* **Required work**:
Extract word for word the lines of the listing from its start to the line holding "from matplotlib.legend_handler import", both ends kept; pictures are not part of the copy.

* **Data provided**:

┌────────

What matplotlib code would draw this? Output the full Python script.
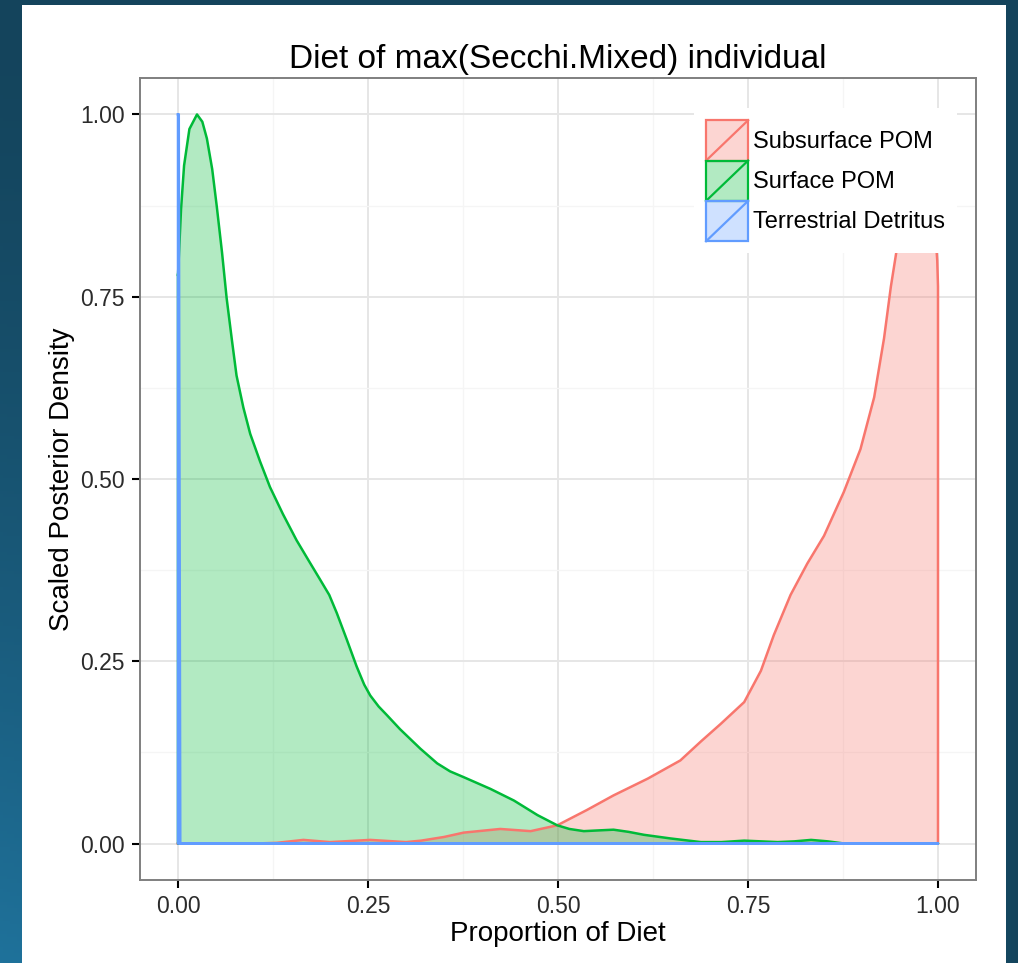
import matplotlib.pyplot as plt
import numpy as np
from matplotlib.patches import Rectangle, Patch
from matplotlib.lines import Line2D
from matplotlib.legend_handler import HandlerBase

plt.rcParams['font.family'] = ['Liberation Sans', 'DejaVu Sans']

# values
sources = ['Subsurface POM', 'Surface POM', 'Terrestrial Detritus']
colors = ['#F8766D', '#00BA38', '#619CFF']

sub_x = [0.0, 0.1, 0.13, 0.165, 0.2, 0.253, 0.3, 0.32, 0.35, 0.376, 0.424, 0.464,
         0.499, 0.538, 0.573, 0.618, 0.661, 0.688, 0.714, 0.745, 0.767, 0.784,
         0.806, 0.828, 0.850, 0.876, 0.898, 0.916, 0.929, 0.938, 0.945, 0.955,
         0.97, 0.985, 0.995, 0.999, 1.0]
sub_y = [0.0, 0.0, 0.001, 0.005, 0.002, 0.005, 0.002, 0.004, 0.009, 0.015, 0.02, 0.017,
         0.025, 0.046, 0.066, 0.089, 0.114, 0.140, 0.164, 0.194, 0.237, 0.286,
         0.341, 0.384, 0.422, 0.482, 0.541, 0.612, 0.693, 0.764, 0.81, 0.9,
         1.0, 0.96, 0.86, 0.80, 0.764]

surf_x = [0.0, 0.004, 0.008, 0.015, 0.025, 0.032, 0.038, 0.045, 0.051, 0.058, 0.064,
          0.071, 0.077, 0.086, 0.095, 0.108, 0.121, 0.138, 0.156, 0.172, 0.187,
          0.199, 0.209, 0.222, 0.235, 0.245, 0.253, 0.264, 0.275, 0.292, 0.319,
          0.341, 0.358, 0.376, 0.411, 0.442, 0.473, 0.499, 0.515, 0.534, 0.553,
          0.573, 0.593, 0.613, 0.648, 0.688, 0.715, 0.745, 0.767, 0.789, 0.811,
          0.833, 0.855, 0.877, 1.0]
surf_y = [0.78, 0.87, 0.93, 0.98, 1.0, 0.99, 0.967, 0.925, 0.874, 0.81, 0.748,
          0.69, 0.642, 0.598, 0.562, 0.524, 0.489, 0.452, 0.416, 0.388, 0.362,
          0.341, 0.316, 0.28, 0.243, 0.218, 0.203, 0.188, 0.176, 0.157, 0.130,
          0.110, 0.099, 0.091, 0.075, 0.059, 0.039, 0.025, 0.02, 0.017, 0.018,
          0.019, 0.016, 0.012, 0.007, 0.002, 0.002, 0.004, 0.003, 0.002, 0.003,
          0.005, 0.003, 0.0, 0.0]

terr_x = [0.0, 0.001, 0.003, 1.0]
terr_y = [1.0, 1.0, 0.0, 0.0]

series = [(sub_x, sub_y), (surf_x, surf_y), (terr_x, terr_y)]

xticks = [0.0, 0.25, 0.5, 0.75, 1.0]
yticks = [0.0, 0.25, 0.5, 0.75, 1.0]
ticklabels = ['0.00', '0.25', '0.50', '0.75', '1.00']


class HandlerDiag(HandlerBase):
    # ggplot-style density key: filled box with a diagonal stroke
    def create_artists(self, legend, orig, xd, yd, w, h, fs, trans):
        r = Rectangle((-xd, -yd), w, h, facecolor=orig.get_facecolor(),
                      edgecolor=orig.get_edgecolor(), lw=1.6, transform=trans)
        l = Line2D([-xd, -xd + w], [-yd, -yd + h], color=orig.get_edgecolor(),
                   lw=1.6, transform=trans)
        return [r, l]


fig = plt.figure(figsize=(10.18, 9.63), dpi=100)

# slide background
bg = fig.add_axes([0, 0, 1, 1], zorder=-10)
bg.axis('off')
yy, xx = np.mgrid[0:1:300j, 0:1:300j]
t = np.clip(yy ** 1.5 * (1 - xx) ** 0.6, 0, 1)
c0 = np.array([20, 68, 92]) / 255
c1 = np.array([31, 114, 155]) / 255
img = c0 + (c1 - c0) * t[..., None]
bg.imshow(img, extent=[0, 1, 0, 1], aspect='auto')
bg.add_patch(Rectangle((22 / 1018, 0), (1006 - 22) / 1018, 1 - 5 / 963,
                       facecolor='white', edgecolor='none'))
bg.set_xlim(0, 1)
bg.set_ylim(0, 1)

ax = fig.add_axes([140 / 1018, 1 - 880 / 963, (976 - 140) / 1018, (880 - 78) / 963])
ax.set_facecolor('white')

for (xs, ys), c in zip(series, colors):
    px = list(xs) + [xs[-1], xs[0], xs[0]]
    py = list(ys) + [0.0, 0.0, ys[0]]
    ax.fill(px, py, facecolor=c, alpha=0.3, edgecolor='none', zorder=3)
    ax.plot(px, py, color=c, lw=1.8, zorder=4, solid_joinstyle='round')

ax.set_xlim(-0.05, 1.05)
ax.set_ylim(-0.05, 1.05)
ax.set_xticks(xticks)
ax.set_xticklabels(ticklabels)
ax.set_yticks(yticks)
ax.set_yticklabels(ticklabels)
ax.set_xticks([0.125, 0.375, 0.625, 0.875], minor=True)
ax.set_yticks([0.125, 0.375, 0.625, 0.875], minor=True)
ax.grid(which='major', color='#E6E6E6', lw=1.4, zorder=0)
ax.grid(which='minor', color='#F5F5F5', lw=1.0, zorder=0)
ax.set_axisbelow(True)
ax.tick_params(which='major', length=6, width=1.5, color='black',
               labelsize=16.5, labelcolor='#2B2B2B', pad=5)
ax.tick_params(which='minor', length=0)
for s in ax.spines.values():
    s.set_color('#7F7F7F')
    s.set_linewidth(1.4)

ax.set_title('Diet of max(Secchi.Mixed) individual', fontsize=24, pad=7)
ax.set_xlabel('Proportion of Diet', fontsize=20, labelpad=2)
ax.set_ylabel('Scaled Posterior Density', fontsize=20, labelpad=4)

handles = [Patch(facecolor=c + '4D', edgecolor=c) for c in colors]
leg = ax.legend(handles, sources, handler_map={Patch: HandlerDiag()},
                loc='upper left', bbox_to_anchor=(0.663, 0.962),
                fontsize=17, frameon=True, fancybox=False, framealpha=1,
                edgecolor='none', facecolor='white', borderaxespad=0,
                borderpad=0.5, labelspacing=0, handlelength=1.78,
                handleheight=2.25, handletextpad=0.2)
leg.set_zorder(10)

fig.savefig('out.png', dpi=100)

└────────

* **Answer to this task**:
What matplotlib code would draw this? Output the full Python script.
import matplotlib.pyplot as plt
import numpy as np
from matplotlib.patches import Rectangle, Patch
from matplotlib.lines import Line2D
from matplotlib.legend_handler import HandlerBase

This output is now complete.